Why America Has So Many

The American list is enormous. The 2010 Census counted about 6.3 million different surnames, and 62% of them appeared exactly once (American Name Society). Only 11 names were shared by more than a million people.

The very top barely moves. Smith, Johnson, Williams, Brown, and Jones have held the top five since the first census in 1790, even though the population has grown more than 80-fold since then (Census Bureau). What is changing is the tier just below. Garcia, Rodriguez, Martinez, and Hernandez have all climbed into the top 15, and by the 2020 count Rodriguez had reached the top 10. A young country fed by immigration keeps adding names faster than the old math can remove them.

Why Vietnam Runs on a Few

Bar chart comparing the share of each country's population that holds its single most common surname: Vietnam 38%, South Korea 21.5%, China 7.9%, United States 0.8%

Vietnam is the opposite picture. By most estimates 30 to 40% of Vietnamese share the surname Nguyen, and the reason is political rather than occupational (Atlas Obscura). Vietnamese commoners often had no fixed surname for centuries. When a new dynasty took power, people frequently adopted, or were pushed to adopt, the ruling family’s name, both to show loyalty and to avoid being tied to the side that just lost. The Nguyễn dynasty was the last one standing, ruling into the 20th century, so its name had no successor to push it aside.
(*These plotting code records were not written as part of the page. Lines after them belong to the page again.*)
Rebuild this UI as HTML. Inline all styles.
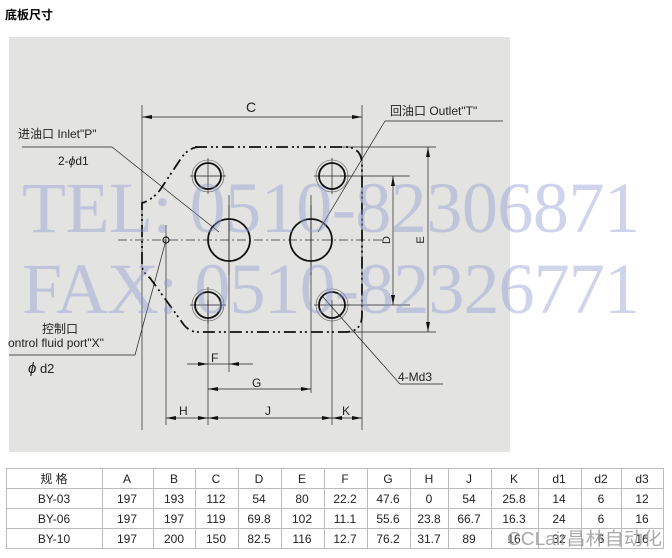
<!DOCTYPE html>
<html><head><meta charset="utf-8"><style>
body{margin:0;background:#fff;width:672px;height:558px;overflow:hidden}
svg{display:block}
</style></head><body>
<svg width="672" height="558" viewBox="0 0 672 558" xmlns="http://www.w3.org/2000/svg" font-family="Liberation Sans, Noto Sans CJK SC, sans-serif">
<text x="5" y="19" font-size="12" font-weight="bold" font-family="Noto Sans CJK SC, sans-serif">底板尺寸</text>
<rect x="9" y="37" width="501" height="415" fill="#e3e3e1"/>
<g stroke="#222" fill="none" stroke-width="0.7">
<line x1="142" y1="105" x2="142" y2="430"/>
<line x1="362" y1="105" x2="362" y2="430"/>
<line x1="142" y1="117" x2="362" y2="117"/>
<line x1="340" y1="147" x2="436" y2="147"/>
<line x1="340" y1="332" x2="436" y2="332"/>
<line x1="428" y1="147" x2="428" y2="332"/>
<line x1="340" y1="176" x2="410" y2="176"/>
<line x1="340" y1="305" x2="410" y2="305"/>
<line x1="393" y1="176" x2="393" y2="305"/>
<line x1="208" y1="300" x2="208" y2="425"/>
<line x1="229" y1="195" x2="229" y2="372"/>
<line x1="311" y1="195" x2="311" y2="393"/>
<line x1="332" y1="300" x2="332" y2="425"/>
<line x1="166" y1="225" x2="166" y2="425"/>
<line x1="187" y1="364" x2="253" y2="364"/>
<line x1="208" y1="389" x2="311" y2="389"/>
<line x1="166" y1="418" x2="362" y2="418"/>
<line x1="190" y1="176" x2="226" y2="176"/><line x1="208" y1="158" x2="208" y2="194"/>
<line x1="314" y1="176" x2="350" y2="176"/><line x1="332" y1="158" x2="332" y2="194"/>
<line x1="190" y1="305" x2="226" y2="305"/><line x1="208" y1="287" x2="208" y2="323"/>
<line x1="314" y1="305" x2="350" y2="305"/>
<line x1="229" y1="205" x2="229" y2="275"/><line x1="311" y1="205" x2="311" y2="275"/>
<line x1="22" y1="147" x2="112" y2="147"/><line x1="112" y1="147" x2="219" y2="232"/>
<line x1="385" y1="121" x2="503" y2="121"/><line x1="385" y1="121" x2="318" y2="232"/>
<line x1="166" y1="240" x2="135" y2="355"/><line x1="135" y1="355" x2="9" y2="355"/>
<line x1="323" y1="297" x2="400" y2="384"/><line x1="400" y1="384" x2="443" y2="384"/>
<circle cx="208" cy="176" r="16" stroke="#555" stroke-width="0.6"/>
<circle cx="332" cy="176" r="16" stroke="#555" stroke-width="0.6"/>
<circle cx="208" cy="305" r="16" stroke="#555" stroke-width="0.6"/>
<circle cx="332" cy="305" r="16" stroke="#555" stroke-width="0.6"/>
</g>
<g stroke="#111" fill="none" stroke-width="1.8">
<circle cx="208" cy="176" r="13"/><circle cx="332" cy="176" r="13"/>
<circle cx="208" cy="305" r="13"/><circle cx="332" cy="305" r="13"/>
<circle cx="229" cy="240" r="21"/><circle cx="311" cy="240" r="21"/>
<circle cx="166" cy="240" r="3" stroke-width="1.2"/>
</g>
<line x1="118" y1="240" x2="385" y2="240" stroke="#333" stroke-width="0.8" stroke-dasharray="9,3,2,3"/>
<path d="M195,147 L345,147 Q362,147 362,165 L362,315 Q362,332 345,332 L195,332 Q188,330 184,325 L150,278 Q142,272 142,265 L142,203 Q152,200 160,190 L180,160 Q188,147 200,147 Z" fill="none" stroke="#111" stroke-width="1.8" stroke-dasharray="12,4,2,3,2,4"/>
<g fill="#111">
<polygon points="142,117 152,115 152,119"/><polygon points="362,117 352,115 352,119"/>
<polygon points="428,147 426,157 430,157"/><polygon points="428,332 426,322 430,322"/>
<polygon points="393,176 391,186 395,186"/><polygon points="393,305 391,295 395,295"/>
<polygon points="208,364 198,362 198,366"/><polygon points="229,364 239,362 239,366"/>
<polygon points="208,389 218,387 218,391"/><polygon points="311,389 301,387 301,391"/>
<polygon points="166,418 176,416 176,420"/><polygon points="208,418 198,416 198,420"/>
<polygon points="208,418 218,416 218,420"/><polygon points="332,418 322,416 322,420"/>
<polygon points="332,418 342,416 342,420"/><polygon points="362,418 352,416 352,420"/>
</g>
<g font-size="12" fill="#222">
<text x="246" y="112" font-size="14">C</text>
<text x="18" y="138">进油口 Inlet"P"</text>
<text x="58" y="165">2-<tspan font-style="italic">ϕ</tspan>d1</text>
<text x="390" y="115">回油口 Outlet"T"</text>
<text x="42" y="333">控制口</text>
<text x="8" y="347">ontrol fluid port"X"</text>
<text x="28" y="373" font-size="13"><tspan font-style="italic" font-size="15">ϕ</tspan> d2</text>
<text x="398" y="381">4-Md3</text>
<text x="211" y="362">F</text>
<text x="252" y="387">G</text>
<text x="179" y="415">H</text>
<text x="265" y="415">J</text>
<text x="342" y="415">K</text>
<text transform="translate(390,240) rotate(-90)" text-anchor="middle" font-size="11">D</text>
<text transform="translate(424,240) rotate(-90)" text-anchor="middle" font-size="11">E</text>
</g>
<g font-family="Liberation Serif, serif" font-size="72" fill="rgb(140,152,210)" fill-opacity="0.42">
<text x="22" y="232" textLength="618" lengthAdjust="spacing">TEL: 0510-82306871</text>
<text x="22" y="313" textLength="618" lengthAdjust="spacing">FAX: 0510-82326771</text>
</g>
<g stroke="#bbb" stroke-width="1" fill="none">
<rect x="6.5" y="468.5" width="657" height="80"/>
<line x1="6" y1="488.5" x2="664" y2="488.5"/>
<line x1="6" y1="508.5" x2="664" y2="508.5"/>
<line x1="6" y1="528.5" x2="664" y2="528.5"/>
<line x1="102.5" y1="468" x2="102.5" y2="549"/><line x1="153.5" y1="468" x2="153.5" y2="549"/>
<line x1="195.5" y1="468" x2="195.5" y2="549"/><line x1="238.5" y1="468" x2="238.5" y2="549"/>
<line x1="281.5" y1="468" x2="281.5" y2="549"/><line x1="324.5" y1="468" x2="324.5" y2="549"/>
<line x1="367.5" y1="468" x2="367.5" y2="549"/><line x1="410.5" y1="468" x2="410.5" y2="549"/>
<line x1="448.5" y1="468" x2="448.5" y2="549"/><line x1="491.5" y1="468" x2="491.5" y2="549"/>
<line x1="538.5" y1="468" x2="538.5" y2="549"/><line x1="581.5" y1="468" x2="581.5" y2="549"/>
<line x1="621.5" y1="468" x2="621.5" y2="549"/>
</g>
<g font-size="12" fill="#222" text-anchor="middle">
<text x="54" y="483">规 格</text><text x="127" y="483">A</text><text x="174" y="483">B</text><text x="216" y="483">C</text><text x="259" y="483">D</text><text x="302" y="483">E</text><text x="345" y="483">F</text><text x="388" y="483">G</text><text x="429" y="483">H</text><text x="469" y="483">J</text><text x="514" y="483">K</text><text x="559" y="483">d1</text><text x="601" y="483">d2</text><text x="642" y="483">d3</text>
<text x="54" y="503">BY-03</text><text x="127" y="503">197</text><text x="174" y="503">193</text><text x="216" y="503">112</text><text x="259" y="503">54</text><text x="302" y="503">80</text><text x="345" y="503">22.2</text><text x="388" y="503">47.6</text><text x="429" y="503">0</text><text x="469" y="503">54</text><text x="514" y="503">25.8</text><text x="559" y="503">14</text><text x="601" y="503">6</text><text x="642" y="503">12</text>
<text x="54" y="523">BY-06</text><text x="127" y="523">197</text><text x="174" y="523">197</text><text x="216" y="523">119</text><text x="259" y="523">69.8</text><text x="302" y="523">102</text><text x="345" y="523">11.1</text><text x="388" y="523">55.6</text><text x="429" y="523">23.8</text><text x="469" y="523">66.7</text><text x="514" y="523">16.3</text><text x="559" y="523">24</text><text x="601" y="523">6</text><text x="642" y="523">16</text>
<text x="54" y="543">BY-10</text><text x="127" y="543">197</text><text x="174" y="543">200</text><text x="216" y="543">150</text><text x="259" y="543">82.5</text><text x="302" y="543">116</text><text x="345" y="543">12.7</text><text x="388" y="543">76.2</text><text x="429" y="543">31.7</text><text x="469" y="543">89</text><text x="514" y="543">16</text><text x="559" y="543">32</text><text x="601" y="543">6</text><text x="642" y="543">16</text>
</g>
<text x="507" y="545" font-size="18" fill="#999" fill-opacity="0.85" textLength="155" lengthAdjust="spacingAndGlyphs">CCLair昌林自动化</text>
</svg>
</body></html>
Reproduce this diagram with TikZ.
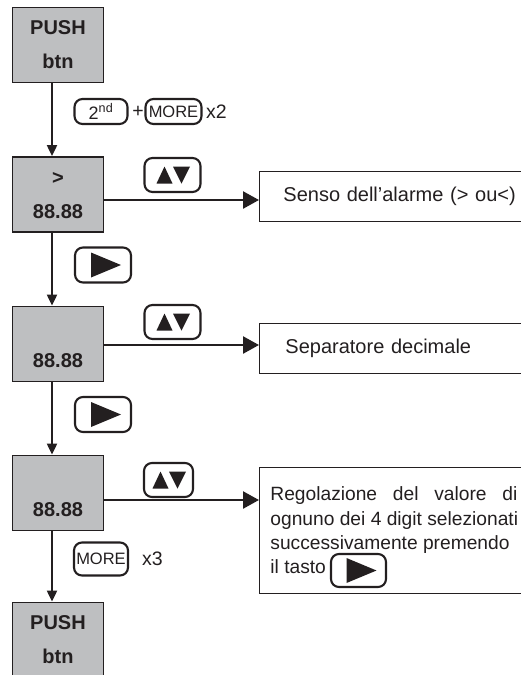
\documentclass[tikz,border=0pt]{standalone}
\usepackage{fontspec}
\setmainfont{Liberation Sans}
\usetikzlibrary{arrows.meta}
\definecolor{boxgray}{RGB}{190,191,193}
\definecolor{inkblack}{RGB}{35,31,32}
\tikzset{
  statebox/.style={draw=inkblack, line width=1.9pt, fill=boxgray, minimum width=91pt, minimum height=75pt,
    inner sep=0pt, text width=88pt, align=center, text=inkblack, font=\fontsize{20}{34}\selectfont\bfseries},
  descbox/.style={draw=inkblack, line width=0.9pt, inner ysep=0pt, align=left, text=inkblack,
    font=\fontsize{20}{24.3}\selectfont},
  keybox/.style={draw=inkblack, line width=2.1pt, rounded corners=8pt, inner sep=0pt, text=inkblack,
    font=\fontsize{16.5}{18}\selectfont},
  updownkey/.style={keybox, minimum width=56pt, minimum height=34pt,
    path picture={
      \fill[inkblack, sharp corners] ([xshift=-16pt,yshift=-8.5pt]path picture bounding box.center)
        -- ++(16pt,0pt) -- ++(-8pt,17pt) -- cycle;
      \fill[inkblack, sharp corners] ([xshift=0.5pt,yshift=8.5pt]path picture bounding box.center)
        -- ++(17pt,0pt) -- ++(-8.5pt,-17pt) -- cycle;}},
  rightkey/.style={keybox, minimum width=56pt, minimum height=35pt,
    path picture={
      \fill[inkblack, sharp corners] ([xshift=-12pt,yshift=12.5pt]path picture bounding box.center)
        -- ++(30pt,-12.5pt) -- ++(-30pt,-12.5pt) -- cycle;}},
  keytext/.style={inner sep=0pt, text=inkblack, font=\fontsize{19.5}{20}\selectfont},
  vflow/.style={draw=inkblack, line width=2.2pt, -{Triangle[length=11pt,width=10pt]}},
  hflow/.style={draw=inkblack, line width=2.4pt, -{Triangle[length=16pt,width=17pt]}}
}
\begin{document}
\begin{tikzpicture}[x=1pt, y=-1pt]
  \useasboundingbox (0,0) rectangle (521,675);
  \clip (0,0) rectangle (521,675);
  % display states
  \node[statebox] (s0) at (58,45) {PUSH\\btn};
  \node[statebox] (s1) at (58,194.5) {\vphantom{P}>\\88.88};
  \node[statebox] (s2) at (58,344) {\vphantom{P}\\88.88};
  \node[statebox] (s3) at (58,493) {\vphantom{P}\\88.88};
  \node[statebox] (s4) at (58,640) {PUSH\\btn};
  % keys
  \node[keybox, minimum width=53pt, minimum height=25pt] (k2nd) at (101,111.5) {\fontsize{18}{18}\selectfont 2\textsuperscript{nd}};
  \node[keytext] (plus) at (138,111.5) {+};
  \node[keybox, minimum width=56pt, minimum height=25pt] (kmore1) at (173.5,111.5) {MORE};
  \node[keytext, anchor=west] (x2) at (206,111.5) {x2};
  \node[updownkey] (ud1) at (172.5,175) {};
  \node[updownkey] (ud2) at (172.5,322) {};
  \node[updownkey, minimum width=49pt] (ud3) at (168.5,480) {};
  \node[rightkey] (r1) at (103,265) {};
  \node[rightkey] (r2) at (103,414.5) {};
  \node[keybox, minimum width=54pt, minimum height=33pt] (kmore2) at (101,559) {MORE};
  \node[keytext, anchor=west] (x3) at (142,559) {x3};
  % descriptions
  \node[descbox, anchor=west, minimum height=50pt, inner xsep=24pt, text width=250pt] (d1) at (259,196) {Senso dell’alarme (> ou<)};
  \node[descbox, anchor=west, minimum height=50pt, inner xsep=26pt, text width=250pt] (d2) at (259,348) {Separatore decimale};
  \node[descbox, anchor=north west, minimum height=126pt, inner xsep=11pt,
    font=\fontsize{19.2}{24.3}\selectfont] (d3) at (259,467)
    {\makebox[247pt][l]{Regolazione\hfill del\hfill valore\hfill di}\\ognuno dei 4 digit selezionati\\successivamente premendo\\il tasto};
  \node[rightkey, minimum width=55pt, minimum height=33pt] (r3) at (358.5,570.5) {};
  % connectors
  \foreach \a/\b in {s0/s1,s1/s2,s2/s3,s3/s4}
    \draw[vflow] ([xshift=-6pt]\a.south) -- ([xshift=-6pt]\b.north);
  \foreach \s/\d/\dy in {s1/d1/-5.5,s2/d2/-1,s3/d3/-7}
    \draw[hflow] ([yshift=\dy pt]\s.east) -- ([yshift=\dy pt]\s.east -| \d.west);
\end{tikzpicture}
\end{document}
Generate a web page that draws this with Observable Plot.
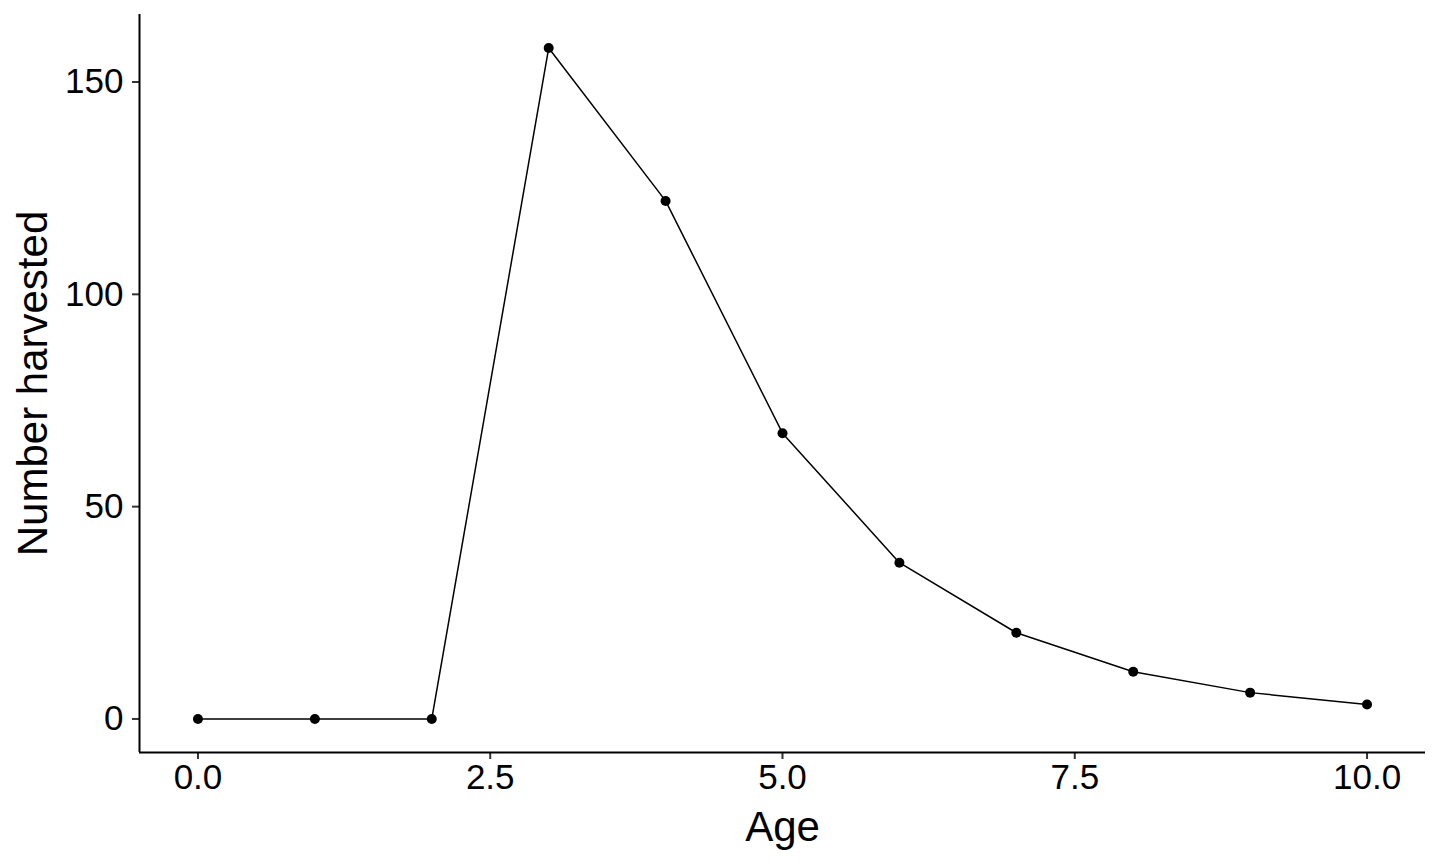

The same clustering shows up across East Asia for related reasons. Roughly 21% of South Koreans are named Kim (Korea Times), and China’s most common surname, Wang, covers close to 8% of more than a billion people (CGTN). These are old, continuous societies, and that turns out to matter.

The Math That Thins the List

Here is the part I found surprising. In the 1870s, Francis Galton noticed that aristocratic family names kept going extinct and wanted to know why. The answer, worked out with a clergyman named Henry Watson, is almost arithmetic: any male line that averages fewer than one son per generation will eventually disappear, and most lines hit stretches like that (Galton-Watson process).

Run that forward across a few thousand years and the pool of surnames keeps shrinking, with the survivors taking a larger and larger share. That is why a place with deep, unbroken lineages like China can hold more than a billion people on only a few thousand working surnames, while the United States, barely 250 years old and constantly importing new ones, has millions.

So a country’s most common last names carry more history than you would think. Look up where yours lands, and it probably tells you whether your ancestors were known for their trade, their father, their town, or just for outlasting everyone else.